Australia's Department of Foreign Affairs and Trade said it's investigating reports that North Korean authorities have detained Alek Sigley, who runs tours for foreign students and submits social media posts about the country. His family said his detention hasn't been confirmed.

"He has not been in digital contact with friends and family since Tuesday morning Australian time, which is unusual with him," Sigley's family said in a statement on Thursday, according to a tweet from CNN reporter Paula Hancocks.

North Korea stoked ire in the US when college student Otto Warmbier died in 2017 following more than a year of captivity in the Asian country. While talks over the country's nuclear program have stalled since a failed summit in February between Kim and President Donald Trump, the two leaders have exchanged letters this month in a sign that negotiations may start again soon.

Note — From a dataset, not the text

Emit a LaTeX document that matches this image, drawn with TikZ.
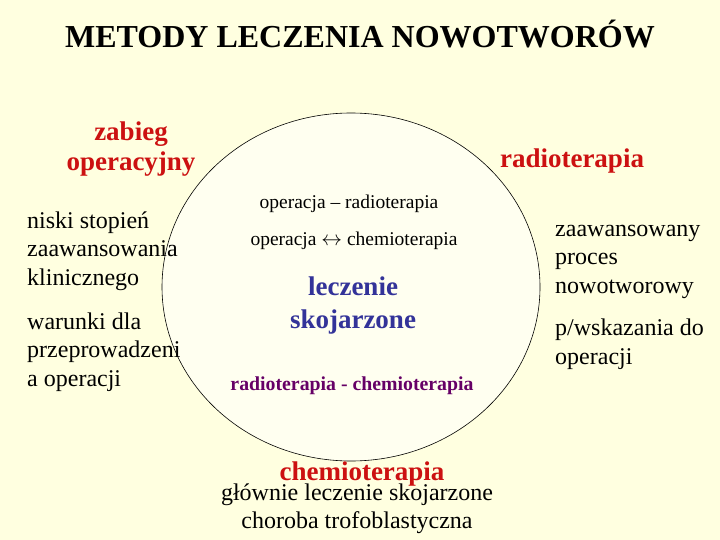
\documentclass[tikz,border=0pt]{standalone}
\usepackage{fontspec}
\setmainfont{Liberation Serif}
\usepackage{xcolor}
\usepackage{tikz}

\definecolor{bgcream}{RGB}{255,255,224}
\definecolor{incream}{RGB}{255,255,240}
\definecolor{headred}{RGB}{204,17,17}
\definecolor{mixblue}{RGB}{51,51,153}
\definecolor{mixpurple}{RGB}{102,0,102}

\tikzset{
  method/.style={font=\fontsize{27}{30}\selectfont\bfseries, text=headred, inner sep=0pt, align=center},
  note/.style={font=\fontsize{24}{28.5}\selectfont, align=left, inner sep=0pt, anchor=base west},
  combo/.style={font=\fontsize{19.5}{22}\selectfont, inner sep=0pt, anchor=base},
}

\begin{document}
\begin{tikzpicture}[x=1pt,y=-1pt]
\fill[bgcream] (0,0) rectangle (720,540);
\useasboundingbox (0,0) rectangle (720,540);
\draw[fill=incream, line width=0.6pt] (351,287) ellipse [x radius=189, y radius=174];

\node[font=\fontsize{32}{40}\selectfont\bfseries, inner sep=0pt, anchor=base] (title) at (360,48) {METODY LECZENIA NOWOTWORÓW};

% metody (base = last line)
\node[method, anchor=base] (zabieg) at (131,171) {zabieg\\operacyjny};
\node[method, anchor=base] (radio) at (572,168) {radioterapia};
\node[method, anchor=base] (chemio) at (362,480) {chemioterapia};

% wskazania
\node[note] (zabiegA) at (27,285) {niski stopień\\zaawansowania\\klinicznego};
\node[note] (zabiegB) at (27,386) {warunki dla\\przeprowadzeni\\a operacji};
\node[note] (radioA) at (555,293) {zaawansowany\\proces\\nowotworowy};
\node[note] (radioB) at (555,364) {p/wskazania do\\operacji};
\node[note, anchor=base, align=center, font=\fontsize{24}{28}\selectfont] (chemioA) at (357,528) {głównie leczenie skojarzone\\choroba trofoblastyczna};

% leczenie skojarzone
\node[combo] (opradio) at (349,209) {operacja – radioterapia};
\node[combo] (opchemio) at (354,245) {operacja $\leftrightarrow$ chemioterapia};
\node[method, text=mixblue, anchor=base, font=\fontsize{27}{33}\selectfont\bfseries] (skoj) at (353,328) {leczenie\\skojarzone};
\node[combo, font=\fontsize{19.8}{22}\selectfont\bfseries, text=mixpurple] (radiochemio) at (352,390) {radioterapia - chemioterapia};
\end{tikzpicture}
\end{document}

Sigley, a postgraduate student of Korean literature at Kim Il Sung University, founded Tongil Tours in Australia in 2013, according to the company's website. It says it's "committed to helping friends from all over the world experience North Korea travel that is safe, educational, and unforgettable." The word "tongil" means "unification" in Korean.

Sigley last posted a blog on the company's website on June 20, reviewing restaurants aimed at Pyongyang's middle-to-upper class. He last sent a tweet on June 24.

Tongil Tours says it was "the first tour operator to offer concentrated language study at a North Korean university in 2016," with the next such tour due to begin on Friday with an overnight train ride from Beijing to the North Korean capital.

"It's likely that a small action could have been considered a 'mistake' and he has been arrested as a measure of punishment," Choi Soon-mi, a professor on North Korean Studies at Ajou University's Institute for Unification near Seoul, said in a phone interview. "He is an Australian national, and not a US citizen -- so unlike Warmbier, it's unlikely that Sigley will be used by the North Korean regime" as a diplomatic tool, she said.

South Korea's foreign ministry released a statement Thursday saying it's "monitoring the situation, but there is nothing for our government to comment at this point."

Australian Finance Minister Mathias Cormann, who is in Osaka attending this weekend's summit along with Prime Minister Scott Morrison, told reporters the lack of a consulate in North Korea meant Australia's South Korean embassy has reached out to officials in the insular Asian nation. Morrison is due to have dinner Thursday night with Trump in Osaka.

"There is obviously some complications in providing consular assistance into North Korea," Cormann said. "We work through the Swedish government in North Korea and all of these steps are underway."